>>>

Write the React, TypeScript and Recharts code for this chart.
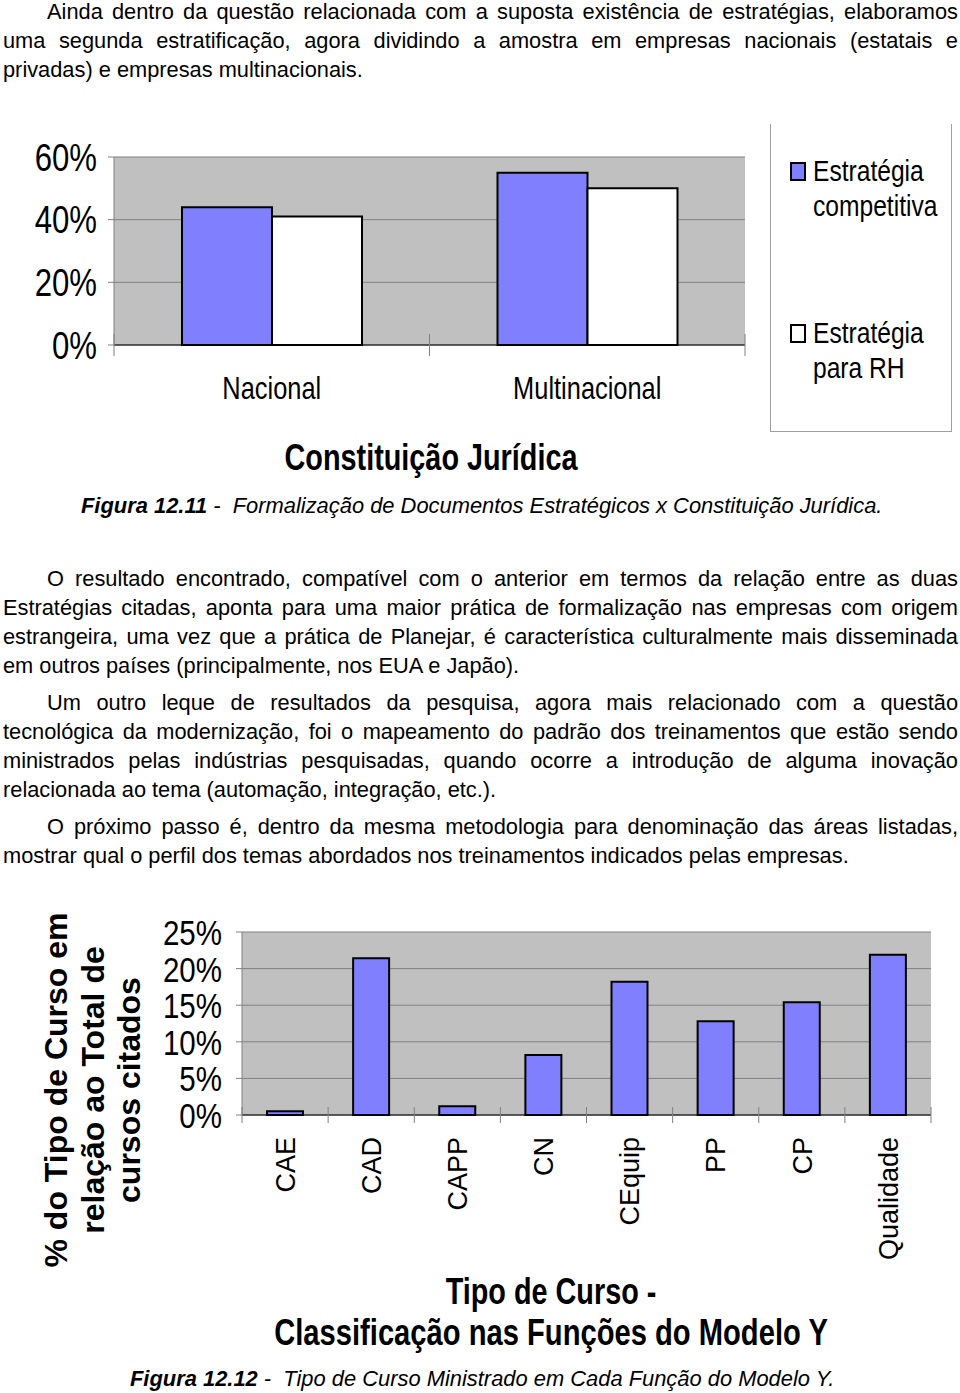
import React from 'react';
import { BarChart, Bar, XAxis, YAxis, CartesianGrid } from 'recharts';

const FONT = '"Liberation Sans", Arial, Helvetica, sans-serif';

// Figura 12.11 - Formalização x Constituição Jurídica
const tiposEmpresa = ['Nacional', 'Multinacional'];
const estrategiaCompetitiva = [44, 55];
const estrategiaRH = [41, 50];
const ticksFig11 = [0, 20, 40, 60];
const legendaFig11 = [
  ['Estratégia', 'competitiva'],
  ['Estratégia', 'para RH'],
];

// Figura 12.12 - Tipo de curso
const tiposCurso = ['CAE', 'CAD', 'CAPP', 'CN', 'CEquip', 'PP', 'CP', 'Qualidade'];
const percentCurso = [0.5, 21.4, 1.2, 8.2, 18.2, 12.8, 15.4, 21.9];
const ticksFig12 = [0, 5, 10, 15, 20, 25];

const BLUE = '#8080FF';
const PLOT_BG = '#C0C0C0';
const GRID = '#808080';

const data11 = tiposEmpresa.map((name, i) => ({
  name,
  competitiva: estrategiaCompetitiva[i],
  rh: estrategiaRH[i],
}));
const data12 = tiposCurso.map((name, i) => ({ name, valor: percentCurso[i] }));

// texto do documento
const paragrafos = [
  {
    y: [11, 40, 69],
    lines: [
      'Ainda dentro da questão relacionada com a suposta existência de estratégias, elaboramos',
      'uma segunda estratificação, agora dividindo a amostra em empresas nacionais (estatais e',
      'privadas) e empresas multinacionais.',
    ],
  },
  {
    y: [578, 607, 636, 665],
    lines: [
      'O resultado encontrado, compatível com o anterior em termos da relação entre as duas',
      'Estratégias citadas, aponta para uma maior prática de formalização nas empresas com origem',
      'estrangeira, uma vez que a prática de Planejar, é característica culturalmente mais disseminada',
      'em outros países (principalmente, nos EUA e Japão).',
    ],
  },
  {
    y: [702, 731, 760, 789],
    lines: [
      'Um outro leque de resultados da pesquisa, agora mais relacionado com a questão',
      'tecnológica da modernização, foi o mapeamento do padrão dos treinamentos que estão sendo',
      'ministrados pelas indústrias pesquisadas, quando ocorre a introdução de alguma inovação',
      'relacionada ao tema (automação, integração, etc.).',
    ],
  },
  {
    y: [826, 855],
    lines: [
      'O próximo passo é, dentro da mesma metodologia para denominação das áreas listadas,',
      'mostrar qual o perfil dos temas abordados nos treinamentos indicados pelas empresas.',
    ],
  },
];

const narrowY = (size: number) => (props: any) => {
  const { x, y, payload } = props;
  return (
    <g transform={`translate(${x},${y})`}>
      <text transform="scale(0.82,1)" textAnchor="end" dy="0.36em" fontSize={size} fontFamily={FONT} fill="#000">
        {payload.value}%
      </text>
    </g>
  );
};

// ticks nas divisas das categorias + rótulo
const catTick = (n: number, plotW: number, rotated: boolean, tk: number) => (props: any) => {
  const { x, y, payload, index } = props;
  const half = payload.offset || plotW / (2 * n);
  const last = index === n - 1;
  return (
    <g>
      <line x1={x - half} x2={x - half} y1={y - tk} y2={y + tk} stroke={GRID} />
      {last && <line x1={x + half} x2={x + half} y1={y - tk} y2={y + tk} stroke={GRID} />}
      {rotated ? (
        <text
          transform={`translate(${x},${y + 22}) rotate(-90)`}
          textAnchor="end"
          dy="0.36em"
          fontSize={27}
          fontFamily={FONT}
          fill="#000"
        >
          {payload.value}
        </text>
      ) : (
        <g transform={`translate(${x},${y + 43})`}>
          <text transform="scale(0.82,1)" textAnchor="middle" dy="0.36em" fontSize={31} fontFamily={FONT} fill="#000">
            {payload.value}
          </text>
        </g>
      )}
    </g>
  );
};

const abs = (left: number, top: number, extra: React.CSSProperties = {}): React.CSSProperties => ({
  position: 'absolute',
  left,
  top,
  ...extra,
});

const narrowText = (cx: number, cy: number, size: number, bold: boolean, text: string, sx = 0.8) => (
  <div
    style={abs(cx, cy, {
      transform: `translate(-50%, -50%) scaleX(${sx})`,
      fontSize: size,
      fontWeight: bold ? 'bold' : 'normal',
      lineHeight: 1,
      whiteSpace: 'nowrap',
    })}
  >
    {text}
  </div>
);

const App: React.FC = () => {
  return (
    <div style={{ position: 'absolute', left: 0, top: 0, width: 960, height: 1393, background: '#fff', fontFamily: FONT, color: '#000', overflow: 'hidden' }}>
      {paragrafos.map((p, pi) =>
        p.lines.map((line, li) => {
          const lastLine = li === p.lines.length - 1;
          return (
            <div
              key={`${pi}-${li}`}
              style={abs(3, p.y[li] - 11, {
                width: 955 - (li === 0 ? 44 : 0),
                paddingLeft: li === 0 ? 44 : 0,
                height: 23,
                lineHeight: '23px',
                fontSize: 21.8,
                whiteSpace: 'nowrap',
                textAlign: lastLine ? 'left' : 'justify',
                textAlignLast: lastLine ? 'left' : 'justify',
              })}
            >
              {line}
            </div>
          );
        })
      )}

      {/* Figura 12.11 */}
      <div style={abs(0, 110)}>
        <BarChart width={760} height={300} data={data11} margin={{ top: 47, right: 15, bottom: 35, left: 0 }} barGap={0}>
          <CartesianGrid fill={PLOT_BG} stroke={GRID} vertical={false} />
          <XAxis
            dataKey="name"
            height={30}
            axisLine={{ stroke: '#000' }}
            tickLine={false}
            tickSize={0}
            tickMargin={0}
            interval={0}
            tick={catTick(tiposEmpresa.length, 631, false, 11)}
          />
          <YAxis
            width={114}
            domain={[0, 60]}
            ticks={ticksFig11}
            axisLine={{ stroke: GRID }}
            tickLine={{ stroke: GRID }}
            tickSize={6}
            tickMargin={11}
            tick={narrowY(38)}
          />
          <YAxis yAxisId="borda" orientation="right" width={0} domain={[0, 1]} tick={false} tickLine={false} axisLine={{ stroke: GRID }} />
          <Bar dataKey="competitiva" fill={BLUE} stroke="#000" strokeWidth={2} barSize={90} isAnimationActive={false} />
          <Bar dataKey="rh" fill="#FFFFFF" stroke="#000" strokeWidth={2} barSize={90} isAnimationActive={false} />
        </BarChart>
      </div>

      {/* legenda */}
      <div style={abs(770, 124, { width: 180, height: 307, borderLeft: '1px solid #A0A0A0', borderRight: '1px solid #A0A0A0', borderBottom: '1px solid #A0A0A0' })} />
      {legendaFig11.map((nome, i) => {
        const top = i === 0 ? 171 : 333;
        return (
          <React.Fragment key={i}>
            <div style={abs(790, top - 9, { width: 12, height: 15, border: '2px solid #000', background: i === 0 ? BLUE : '#fff' })} />
            {nome.map((t, j) => (
              <div
                key={j}
                style={abs(813, top + j * 35 - 17, {
                  fontSize: 30,
                  lineHeight: '34px',
                  whiteSpace: 'nowrap',
                  transform: 'scaleX(0.82)',
                  transformOrigin: 'left center',
                })}
              >
                {t}
              </div>
            ))}
          </React.Fragment>
        );
      })}

      {narrowText(431, 458, 36, true, 'Constituição Jurídica')}

      <div style={abs(81, 493, { fontSize: 21.9, lineHeight: '25px', fontStyle: 'italic', whiteSpace: 'nowrap' })}>
        <b>Figura 12.11</b> -&nbsp; Formalização de Documentos Estratégicos x Constituição Jurídica.
      </div>

      {/* Figura 12.12 */}
      <div style={abs(0, 880)}>
        <BarChart width={960} height={400} data={data12} margin={{ top: 52, right: 29, bottom: 135, left: 0 }}>
          <CartesianGrid fill={PLOT_BG} stroke={GRID} vertical={false} />
          <XAxis
            dataKey="name"
            height={30}
            axisLine={{ stroke: '#000' }}
            tickLine={false}
            tickSize={0}
            tickMargin={0}
            interval={0}
            tick={catTick(tiposCurso.length, 689, true, 8)}
          />
          <YAxis
            width={242}
            domain={[0, 25]}
            ticks={ticksFig12}
            axisLine={{ stroke: GRID }}
            tickLine={{ stroke: GRID }}
            tickSize={6}
            tickMargin={14}
            tick={narrowY(36)}
          />
          <YAxis yAxisId="borda" orientation="right" width={0} domain={[0, 1]} tick={false} tickLine={false} axisLine={{ stroke: GRID }} />
          <Bar dataKey="valor" fill={BLUE} stroke="#000" strokeWidth={2} barSize={36} isAnimationActive={false} />
        </BarChart>
      </div>

      {/* título do eixo Y, girado */}
      <div
        style={abs(93 - 210, 1090 - 55, {
          width: 420,
          height: 110,
          lineHeight: '36.5px',
          fontSize: 32,
          fontWeight: 'bold',
          textAlign: 'center',
          whiteSpace: 'nowrap',
          transform: 'rotate(-90deg)',
        })}
      >
        % do Tipo de Curso em
        <br />
        relação ao Total de
        <br />
        cursos citados
      </div>

      {narrowText(551, 1292, 36, true, 'Tipo de Curso -')}
      {narrowText(551, 1333, 36, true, 'Classificação nas Funções do Modelo Y', 0.81)}

      <div style={abs(130, 1366, { fontSize: 21.9, lineHeight: '25px', fontStyle: 'italic', whiteSpace: 'nowrap' })}>
        <b>Figura 12.12</b> -&nbsp; Tipo de Curso Ministrado em Cada Função do Modelo Y.
      </div>
    </div>
  );
};

export default App;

<<<

▸ **WHAT THE TASK REQUIRES**
With the pictures left out, restate word for word every line of the data above, from the first down to the line that contains "const data12 = tiposCurso.map((name, i)".

▸ **TASK OUTPUT**
Write the React, TypeScript and Recharts code for this chart.
import React from 'react';
import { BarChart, Bar, XAxis, YAxis, CartesianGrid } from 'recharts';

const FONT = '"Liberation Sans", Arial, Helvetica, sans-serif';

// Figura 12.11 - Formalização x Constituição Jurídica
const tiposEmpresa = ['Nacional', 'Multinacional'];
const estrategiaCompetitiva = [44, 55];
const estrategiaRH = [41, 50];
const ticksFig11 = [0, 20, 40, 60];
const legendaFig11 = [
  ['Estratégia', 'competitiva'],
  ['Estratégia', 'para RH'],
];

// Figura 12.12 - Tipo de curso
const tiposCurso = ['CAE', 'CAD', 'CAPP', 'CN', 'CEquip', 'PP', 'CP', 'Qualidade'];
const percentCurso = [0.5, 21.4, 1.2, 8.2, 18.2, 12.8, 15.4, 21.9];
const ticksFig12 = [0, 5, 10, 15, 20, 25];

const BLUE = '#8080FF';
const PLOT_BG = '#C0C0C0';
const GRID = '#808080';

const data11 = tiposEmpresa.map((name, i) => ({
  name,
  competitiva: estrategiaCompetitiva[i],
  rh: estrategiaRH[i],
}));
const data12 = tiposCurso.map((name, i) => ({ name, valor: percentCurso[i] }));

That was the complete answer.